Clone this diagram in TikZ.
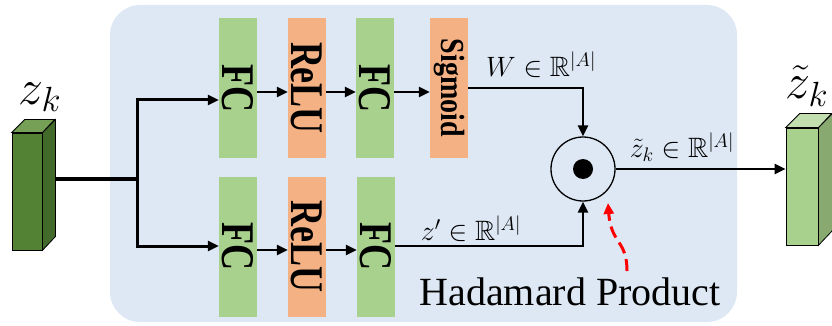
\RequirePackage{fix-cm}
\documentclass[tikz,border=0pt]{standalone}
\usepackage{fontspec}
\setmainfont{Liberation Serif}
\usepackage{amssymb}
\usepackage{graphicx}
\usetikzlibrary{arrows.meta}
\definecolor{bgblue}{HTML}{DEE8F5}
\definecolor{fcgreen}{HTML}{A9D18E}
\definecolor{fcgreenside}{HTML}{88AA70}
\definecolor{fcgreentop}{HTML}{C3DFB0}
\definecolor{relorange}{HTML}{F4B183}
\definecolor{dkgreen}{HTML}{548235}
\definecolor{dkgreenside}{HTML}{426A2A}
\definecolor{dkgreentop}{HTML}{76A055}
\newcommand{\boxtext}[2][1.3]{\rotatebox{-90}{\scalebox{1}[#1]{#2}}}
\begin{document}
\begin{tikzpicture}[x=1pt,y=-1pt,
  fcbox/.style={fill=fcgreen, minimum width=38pt, minimum height=140pt, inner sep=0pt, font=\fontsize{36}{36}\selectfont\bfseries},
  relubox/.style={fcbox, fill=relorange},
  arr/.style={line width=2.6pt, -{Triangle[length=11pt,width=10pt]}},
  mainline/.style={line width=3.2pt},
  lab/.style={inner sep=0pt, font=\fontsize{28}{32}\selectfont},
  cube/.style={draw=black, line width=0.8pt}
]
\useasboundingbox (0,0) rectangle (832,326);
% background panel
\fill[bgblue, rounded corners=30pt] (110,5) rectangle (737,322);

% top branch
\node[fcbox]   (fc1t) at (238,88)  {\boxtext{FC}};
\node[relubox] (relut) at (307,88) {\boxtext{ReLU}};
\node[fcbox]   (fc2t) at (375,88)  {\boxtext{FC}};
\node[relubox, font=\fontsize{28}{28}\selectfont\bfseries] (sig) at (449,88) {\boxtext[1.2]{Sigmoid}};
% bottom branch
\node[fcbox]   (fc1b) at (238,246.5) {\boxtext{FC}};
\node[relubox] (relub) at (307,246.5) {\boxtext{ReLU}};
\node[fcbox]   (fc2b) at (376,246.5) {\boxtext{FC}};

% hadamard
\node[circle, draw=black, line width=1.3pt, minimum size=64pt, inner sep=0pt] (had) at (583,169) {};
\node[circle, fill=black, minimum size=20pt, inner sep=0pt] (dot) at (had.center) {};

% left cube
\node[fill=dkgreen, draw=black, line width=0.8pt, minimum width=30pt, minimum height=117pt, inner sep=0pt] (lcf) at (27,191.5) {};
\coordinate (split) at (137,179);
\draw[mainline] (lcf.east |- split) -- (split);
\filldraw[cube, fill=dkgreenside] (lcf.north east) -- ++(13,-13) -- ++(0,117) -- (lcf.south east) -- cycle;
\filldraw[cube, fill=dkgreentop] (lcf.north west) -- ++(13,-13) -- ++(30,0) -- (lcf.north east) -- cycle;
\node[inner sep=0pt, font=\fontsize{50}{60}\selectfont] (zk) at (40,97) {$z_k$};

% right cube
\node[fill=fcgreen, draw=black, line width=0.8pt, minimum width=32pt, minimum height=117pt, inner sep=0pt] (rcf) at (802,186.5) {};
\filldraw[cube, fill=fcgreenside] (rcf.north east) -- ++(14,-14) -- ++(0,117) -- (rcf.south east) -- cycle;
\filldraw[cube, fill=fcgreentop] (rcf.north west) -- ++(14,-14) -- ++(32,0) -- (rcf.north east) -- cycle;
\node[inner sep=0pt, font=\fontsize{50}{60}\selectfont] (zkt) at (807,86) {$\tilde{z}_k$};

% connectors
\draw[arr, line width=3pt] (split) |- (fc1t.west |- 0,100);
\draw[arr, line width=3pt] (split) |- (fc1b.west |- 0,246);
\draw[arr] (fc1t.east |- 0,92) -- (relut.west |- 0,92);
\draw[arr] (relut.east |- 0,92) -- (fc2t.west |- 0,92);
\draw[arr] (fc2t.east |- 0,92) -- (sig.west |- 0,92);
\draw[arr] (fc1b.east |- 0,250) -- (relub.west |- 0,250);
\draw[arr] (relub.east |- 0,250) -- (fc2b.west |- 0,250);
\draw[arr] (sig.east |- 0,88) -| (had.north);
\draw[arr] (fc2b.east |- 0,246) -| (had.south);
\draw[arr] (had.east) -- (rcf.west |- had.east);

% labels
\node[lab] (wlab) at (541,65) {$W\in\mathbb{R}^{|A|}$};
\node[lab] (zplab) at (471,229) {$z'\in\mathbb{R}^{|A|}$};
\node[lab] (ztlab) at (682,147) {$\tilde{z}_k\in\mathbb{R}^{|A|}$};
\node[inner sep=0pt, font=\fontsize{40}{48}\selectfont] (hp) at (570,292) {Hadamard Product};

% red dashed pointer
\coordinate (rs) at (627,271);
\coordinate (re) at (608,203);
\draw[red, line width=3pt, dash pattern=on 12pt off 6pt, -{Triangle[length=11pt,width=10pt]}] (rs) .. controls (627,240) and (611,244) .. (re);
\end{tikzpicture}
\end{document}
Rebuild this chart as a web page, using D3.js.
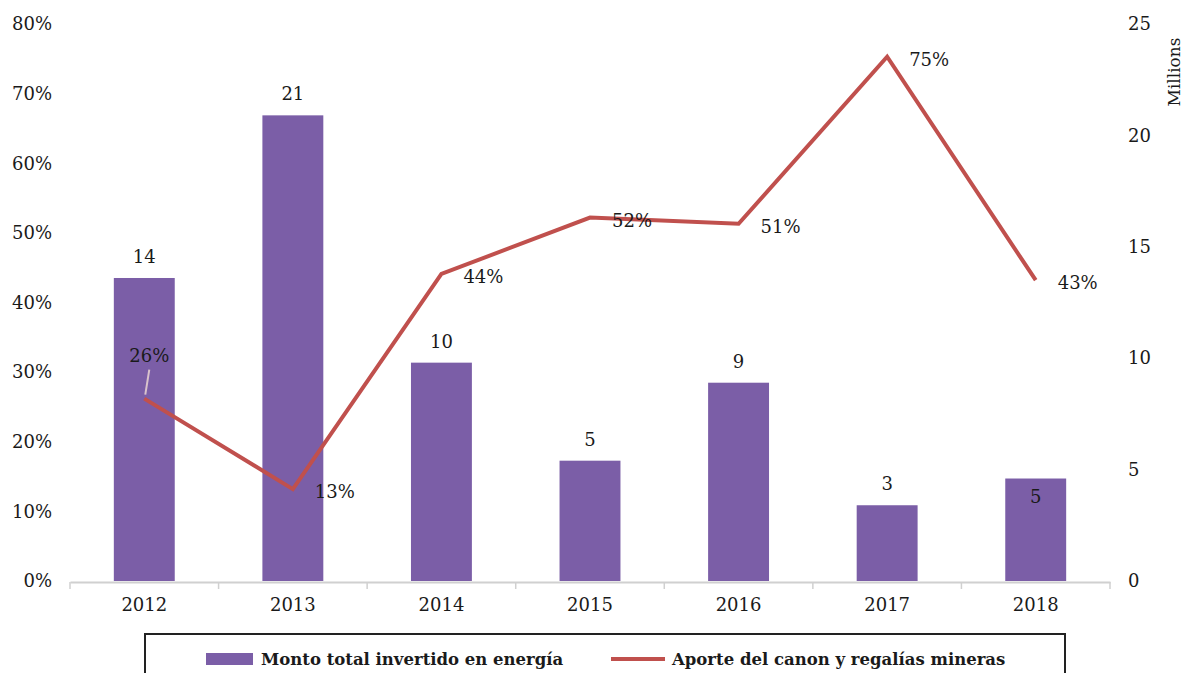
<!DOCTYPE html>
<html><head><meta charset="utf-8">
<script src="https://cdn.jsdelivr.net/npm/d3@7"></script>
<style>
html,body{margin:0;padding:0;background:#fff;}
svg text{font-family:"DejaVu Serif",serif;fill:#1a1a1a;}
</style></head>
<body><svg id="c" width="1185" height="673"></svg>
<script>
const years = ["2012","2013","2014","2015","2016","2017","2018"];
const montoMillones = [13.6, 20.9, 9.8, 5.4, 8.9, 3.4, 4.6];
const aportePct = [0.262, 0.132, 0.441, 0.522, 0.513, 0.753, 0.432];
const leftTicks = [0,0.1,0.2,0.3,0.4,0.5,0.6,0.7,0.8];
const rightTicks = [0,5,10,15,20,25];
const serieBar = "Monto total invertido en energía";
const serieLine = "Aporte del canon y regalías mineras";
const rightTitle = "Millions";

const svg = d3.select("#c");
const L = 70, R = 1110, T = 24, B = 581;
const x = d3.scaleBand().domain(years).range([L,R]).padding(0);
const yL = d3.scaleLinear().domain([0,0.8]).range([B,T]);
const yR = d3.scaleLinear().domain([0,25]).range([B,T]);
const barW = x.bandwidth()*0.41;
const fs = 18;

// bars
svg.append("g").selectAll("rect").data(montoMillones).join("rect")
  .attr("x",(d,i)=>x(years[i])+x.bandwidth()/2-barW/2)
  .attr("y",d=>yR(d))
  .attr("width",barW)
  .attr("height",d=>B-yR(d))
  .attr("fill","#7b5ea7");

// x axis
const xAxis = d3.axisBottom(x).tickSize(0).tickPadding(16);
const gx = svg.append("g").attr("transform",`translate(0,${B+1})`).call(xAxis);
gx.select(".domain").attr("stroke","#d0d0d0").attr("stroke-width",2);
gx.selectAll("text").style("font-size",fs+"px").style("font-family","DejaVu Serif").attr("fill","#1a1a1a");
// category separators
svg.append("g").selectAll("line").data(years.concat(["end"])).join("line")
  .attr("x1",(d,i)=>L+i*x.bandwidth()).attr("x2",(d,i)=>L+i*x.bandwidth())
  .attr("y1",B+1).attr("y2",B+8).attr("stroke","#d0d0d0").attr("stroke-width",1.5);

// left axis
const gl = svg.append("g").attr("transform",`translate(52,0)`)
  .call(d3.axisLeft(yL).tickValues(leftTicks).tickFormat(d3.format(".0%")).tickSize(0).tickPadding(0));
gl.select(".domain").remove();
gl.selectAll("text").style("font-size",fs+"px").style("font-family","DejaVu Serif").attr("fill","#1a1a1a");

// right axis
const gr = svg.append("g").attr("transform",`translate(1128,0)`)
  .call(d3.axisRight(yR).tickValues(rightTicks).tickFormat(d3.format("d")).tickSize(0).tickPadding(0));
gr.select(".domain").remove();
gr.selectAll("text").style("font-size",fs+"px").style("font-family","DejaVu Serif").attr("fill","#1a1a1a");
svg.append("text").attr("transform",`translate(1180,72) rotate(-90)`)
  .attr("text-anchor","middle").style("font-size","17px").text(rightTitle);

// bar labels
svg.append("g").selectAll("text").data(montoMillones).join("text")
  .attr("x",(d,i)=>x(years[i])+x.bandwidth()/2)
  .attr("y",(d,i)=> i===montoMillones.length-1 ? yR(d)+24 : yR(d)-15)
  .attr("text-anchor","middle").style("font-size",fs+"px")
  .text(d=>d3.format(".0f")(d));

// line
const line = d3.line().x((d,i)=>x(years[i])+x.bandwidth()/2).y(d=>yL(d));
svg.append("path").datum(aportePct).attr("d",line)
  .attr("fill","none").attr("stroke","#c0504d").attr("stroke-width",4).attr("stroke-linejoin","miter");

// line labels
const pf = d3.format(".0%");
svg.append("g").selectAll("text").data(aportePct).join("text")
  .attr("x",(d,i)=> i===0 ? x(years[i])+x.bandwidth()/2+5 : x(years[i])+x.bandwidth()/2+22)
  .attr("y",(d,i)=> i===0 ? yL(d)-37 : yL(d)+9)
  .attr("text-anchor",(d,i)=> i===0 ? "middle":"start")
  .style("font-size",fs+"px")
  .text(d=>pf(d));
// leader line for first label
const p0x = x(years[0])+x.bandwidth()/2, p0y = yL(aportePct[0]);
svg.append("line").attr("x1",p0x+5).attr("y1",p0y-29).attr("x2",p0x+1).attr("y2",p0y-4)
  .attr("stroke","#d9c3cc").attr("stroke-width",2);

// legend
svg.append("rect").attr("x",145).attr("y",634).attr("width",920).attr("height",60)
  .attr("fill","none").attr("stroke","#222").attr("stroke-width",2);
svg.append("rect").attr("x",206).attr("y",653).attr("width",47).attr("height",12).attr("fill","#7b5ea7");
svg.append("text").attr("x",261).attr("y",665).style("font-size","16.5px").style("font-weight","bold").text(serieBar);
svg.append("line").attr("x1",611).attr("x2",665).attr("y1",659).attr("y2",659).attr("stroke","#c0504d").attr("stroke-width",4);
svg.append("text").attr("x",672).attr("y",665).style("font-size","16.5px").style("font-weight","bold").text(serieLine);
</script></body></html>
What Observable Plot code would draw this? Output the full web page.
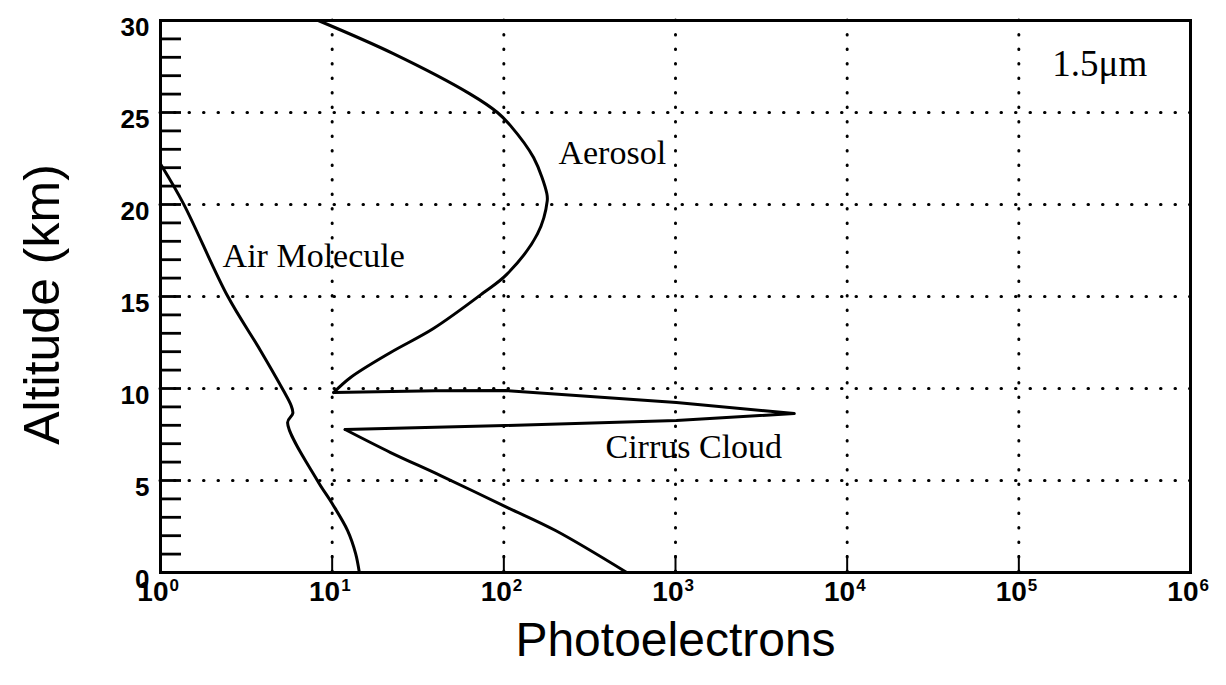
<!DOCTYPE html>
<html>
<head>
<meta charset="utf-8">
<script src="https://cdn.jsdelivr.net/npm/d3@7"></script>
<script src="https://cdn.jsdelivr.net/npm/@observablehq/plot@0.6"></script>
<style>
  html, body { margin: 0; padding: 0; background: #fff; }
  #chart svg { display: block; }
</style>
</head>
<body>
<div id="chart"></div>
<script>
// ---- Data ----
// Air Molecule curve
const airAlt = [22.2, 20.05, 15.05, 12.07, 9.89, 9.1, 8.65, 8.15, 5.0, 3.75, 2.28, 1.03, 0];
const airPe  = [1.0, 1.36, 2.45, 3.82, 5.2, 5.75, 5.9, 5.5, 8.2, 10.0, 12.3, 13.7, 14.4];

// Aerosol curve (30 km down to the cloud top)
const aerosolAlt = [30, 28.2, 26.0, 25.0, 24.3, 22.55, 20.6, 20.2, 18.4, 16.2, 15.2, 13.26, 11.96, 10.6, 9.78];
const aerosolPe  = [8.3, 22.7, 63.8, 91.8, 109, 149, 178, 179, 157, 104, 76, 38.9, 21.9, 12.8, 10.2];

// Cirrus cloud spike
const cirrusAlt = [9.78, 9.88, 9.89, 9.24, 8.64, 8.26, 7.99, 7.77];
const cirrusPe  = [10.2, 40, 102, 1012, 4920, 1012, 102, 11.9];

// Aerosol below the cloud
const lowAlt = [7.77, 6.52, 5.27, 3.53, 2.28, 0];
const lowPe  = [11.9, 21.9, 42.8, 105, 200, 520];

// Axes
const decades   = [1, 10, 100, 1000, 10000, 100000, 1000000];
const exponents = ["0", "1", "2", "3", "4", "5", "6"];
const gridDecades = [10, 100, 1000, 10000, 100000];
const altLabels = [0, 5, 10, 15, 20, 25, 30];
const gridAlt   = [5, 10, 15, 20, 25];
const minorAlt  = [1,2,3,4,5,6,7,8,9,10,11,12,13,14,15,16,17,18,19,20,21,22,23,24,25,26,27,28,29];
const xTitle = ["Photoelectrons"];
const yTitle = ["Altitude (km)"];

// Annotations
const noteText = ["Aerosol", "Air Molecule", "Cirrus Cloud", "1.5μm"];
const notePe   = [208, 2.3, 391, 156700];
const noteAlt  = [22.2, 16.6, 6.2, 27.0];
const noteSize = [34, 34, 34, 37];

// ---- Build tables ----
const toRows = (alts, pes) => alts.map((a, i) => ({alt: a, pe: pes[i]}));
const air = toRows(airAlt, airPe);
const aerosol = toRows(aerosolAlt, aerosolPe);
const cirrus = toRows(cirrusAlt, cirrusPe);
const low = toRows(lowAlt, lowPe);
const notes = noteText.map((t, i) => ({text: t, pe: notePe[i], alt: noteAlt[i], size: noteSize[i]}));
const xTicks = decades.map((d, i) => ({v: d, e: exponents[i]}));

const W = 1226, H = 685;
const mL = 160, mR = 36, mT = 20, mB = 113;
const frameW = W - mL - mR, frameH = H - mT - mB;
const sans = "'Liberation Sans', Arial, Helvetica, sans-serif";
const serif = "'Liberation Serif', 'Times New Roman', serif";

const dotted = {stroke: "black", strokeWidth: 3, strokeDasharray: "0.5,14", strokeLinecap: "round"};

const chart = Plot.plot({
  width: W,
  height: H,
  marginLeft: mL,
  marginRight: mR,
  marginTop: mT,
  marginBottom: mB,
  style: {fontFamily: sans, color: "black", background: "white"},
  x: {type: "log", domain: [1, 1e6], axis: null},
  y: {domain: [0, 30], axis: null},
  marks: [
    // dotted grid
    Plot.ruleX(gridDecades, {x: d => d, ...dotted}),
    Plot.ruleY(gridAlt, {y: d => d, ...dotted}),
    // inward ticks
    Plot.tickY(minorAlt, {y: d => d, stroke: "black", strokeWidth: 2.8, insetRight: frameW - 21}),
    Plot.tickX(decades, {x: d => d, stroke: "black", strokeWidth: 2, insetTop: frameH - 17}),
    // curves
    Plot.line(air, {x: "pe", y: "alt", stroke: "black", strokeWidth: 3, curve: "catmull-rom"}),
    Plot.line(aerosol, {x: "pe", y: "alt", stroke: "black", strokeWidth: 3, curve: "catmull-rom"}),
    Plot.line(cirrus, {x: "pe", y: "alt", stroke: "black", strokeWidth: 3, curve: "linear", strokeLinejoin: "round"}),
    Plot.line(low, {x: "pe", y: "alt", stroke: "black", strokeWidth: 3, curve: "catmull-rom"}),
    // frame
    Plot.frame({stroke: "black", strokeWidth: 3}),
    // y tick labels
    Plot.text(altLabels, {y: d => d, text: d => String(d), frameAnchor: "left", textAnchor: "end",
      dx: -11, dy: 7, fontSize: 26, fontWeight: "bold", fill: "black"}),
    // x tick labels: "10" + superscript exponent
    Plot.text(xTicks, {x: "v", text: () => "10", frameAnchor: "bottom", textAnchor: "end",
      dx: 8, dy: 28, fontSize: 28, fontWeight: "bold", fill: "black"}),
    Plot.text(xTicks, {x: "v", text: "e", frameAnchor: "bottom", textAnchor: "start",
      dx: 9, dy: 18, fontSize: 17, fontWeight: "bold", fill: "black"}),
    // axis titles
    Plot.text(xTitle, {frameAnchor: "bottom", textAnchor: "middle", dy: 83, fontSize: 48, fill: "black"}),
    Plot.text(yTitle, {frameAnchor: "left", textAnchor: "middle", rotate: -90, dx: -118, dy: 8, fontSize: 50, fill: "black"}),
    // annotations
    Plot.text(notes, {x: "pe", y: "alt", text: "text", fontSize: "size", textAnchor: "start",
      lineAnchor: "bottom", fontFamily: serif, fill: "black"})
  ]
});

document.getElementById("chart").appendChild(chart);
</script>
</body>
</html>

□ □ □ □ □ □ □

__AIM OF THE EXERCISE__
Repeat exactly, and only, the lines from the one containing "Rebuild this chart" through the one containing "const fs = 18;", both included, without the pictures.

__ANSWER IN FULL__
Rebuild this chart as a web page, using D3.js.
<!DOCTYPE html>
<html><head><meta charset="utf-8">
<script src="https://cdn.jsdelivr.net/npm/d3@7"></script>
<style>
html,body{margin:0;padding:0;background:#fff;}
svg text{font-family:"DejaVu Serif",serif;fill:#1a1a1a;}
</style></head>
<body><svg id="c" width="1185" height="673"></svg>
<script>
const years = ["2012","2013","2014","2015","2016","2017","2018"];
const montoMillones = [13.6, 20.9, 9.8, 5.4, 8.9, 3.4, 4.6];
const aportePct = [0.262, 0.132, 0.441, 0.522, 0.513, 0.753, 0.432];
const leftTicks = [0,0.1,0.2,0.3,0.4,0.5,0.6,0.7,0.8];
const rightTicks = [0,5,10,15,20,25];
const serieBar = "Monto total invertido en energía";
const serieLine = "Aporte del canon y regalías mineras";
const rightTitle = "Millions";

const svg = d3.select("#c");
const L = 70, R = 1110, T = 24, B = 581;
const x = d3.scaleBand().domain(years).range([L,R]).padding(0);
const yL = d3.scaleLinear().domain([0,0.8]).range([B,T]);
const yR = d3.scaleLinear().domain([0,25]).range([B,T]);
const barW = x.bandwidth()*0.41;
const fs = 18;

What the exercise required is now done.